Construire une sélection cohérente reste un travail d'orfèvre. "En compétition, figurent les meilleurs films, ceux qui nous paraissent indiscutables. Il arrive qu'un film plus fragile, sujet à controverse ou clivant, ne finisse pas en compétition pour lui éviter des critiques qui pourraient lui être fatales", explique N.T. Binh. "C'est au sentiment, à l'intuition, à la passion, à quelques instruments de mesure de l'opinion", que se font les choix, détaille Thierry Frémaux, dans son livre.

"On nous prête mille turpitudes, des amitiés non avouées et des pactes secrets. Or, nous n'avons qu'un seul objectif : faire la meilleure sélection possible."

Thierry Frémaux, délégué général du Festival de Cannes

dans son livre "Sélection officielle"

Le cocktail visible en mai dépend d'un savant dosage. D'une part, de grands auteurs français et étrangers, car Cannes ne serait pas Cannes sans les stars et les paillettes. D'autre part, de la mixité, des thèmes variés, pour éviter des comparaisons entre les films, et un regard vers d'autres horizons. "Il est important d'avoir un œil sur la découverte puisque le cinéma mondial se développe chaque année", a assuré le délégué général le 13 avril.

Toutefois, le plus grand festival de cinéma au monde renvoie souvent l'image d'un entre-soi avec une présence accrue des "habitués". Recordman de montée de marches rouges, le Britannique Ken Loach, foulera les marches pour la 15e fois cette année avec The Old Oak. "En compétition, on retrouve toujours les quatre ou cinq plus grands films d'auteur de l'année.
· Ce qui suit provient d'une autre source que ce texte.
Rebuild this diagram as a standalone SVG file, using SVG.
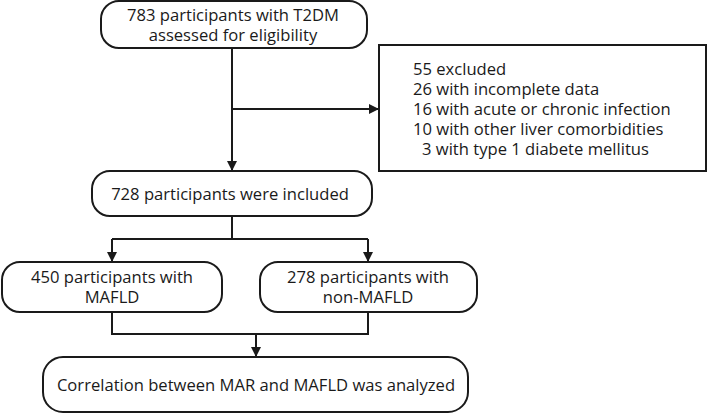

C'est normal, les grands cinéastes font les grands films", justifie Thomas Gastaldi.

Quand l'Elysée fait pression...

Comme il le raconte dans son livre, Thierry Frémaux est passé maître dans l'art de gérer les egos des réalisateurs. Et la montre. Avant l'annonce de la sélection, mi-avril, il doit faire face à l'impatience ou aux exigences de certains grands auteurs américains. "On me prévient : si je ne réponds pas aujourd'hui sur le Woody Allen, je perds le film", qui peut être sélectionné à Venise ou à Berlin. "Pour gagner du temps, je lui envoie un mail d'éloge", poursuit-il. Il arrive aussi que certains cinéastes exigent d'être en compétition, comme Sean Penn, en 2016, avec The Last Face. Une demande qui a coûté cher, le film ayant reçu un accueil glacial des festivaliers. "Ça a été une très grosse claque pour tout le monde", se souvient Thomas Gastaldi.

Si, pour les films étrangers, la présence en sélection officielle est scellée de longues semaines à l'avance, pour les films français, les élus ne sont connus que la veille de l'annonce. Impossible, pour des raisons d'équité, de choisir parmi la cinquantaine de longs-métrages tricolores sur la ligne de départ, avant de les avoir tous vus. En attendant le verdict, chacun joue sa carte pour obtenir une place. N.T. Binh assure que les pressions énervaient Gilles Jacob, à l'époque. "Il n'aimait pas être appelé pour qu'on lui souffle de sélectionner tel ou tel film. Cela diminuait presque ses chances. Un jour, il a même eu une intervention politique. L'Elysée l'avait appelé. Le film était bien, sans plus, il n'a pas été retenu", assure le critique.

La veille de la fameuse conférence de presse s'apparente au jour le plus long. Les quelques films encore en balance font l'objet de discussions entre les membres du comité. La décision finale revient à Thierry Frémaux : "Je signe la sélection, je l'assume", martèle-t-il dans Sélection officielle. Il lui incombe aussi la lourde charge d'annoncer la bonne ou la mauvaise nouvelle. "Je préfère t'écrire. Ça ne sera pas la compétition. Tu en seras déçue. Nous faisons d'autres choix. Nous nous parlerons, si tu le souhaites, une fois la déception passée. Que je suis désolé de t'infliger. Thierry", écrit-il à une productrice dont le film est éconduit.

La pilule est parfois particulièrement dure à avaler pour ceux qui se retrouvent hors champ. Ainsi, le réalisateur franco-serbe Emir Kusturica, pourtant deux fois récompensé par la Palme d'or et ancien président du jury, avait envoyé un SMS lapidaire au délégué général après l'élimination d'un de ses films : "Tu n'es plus mon ami."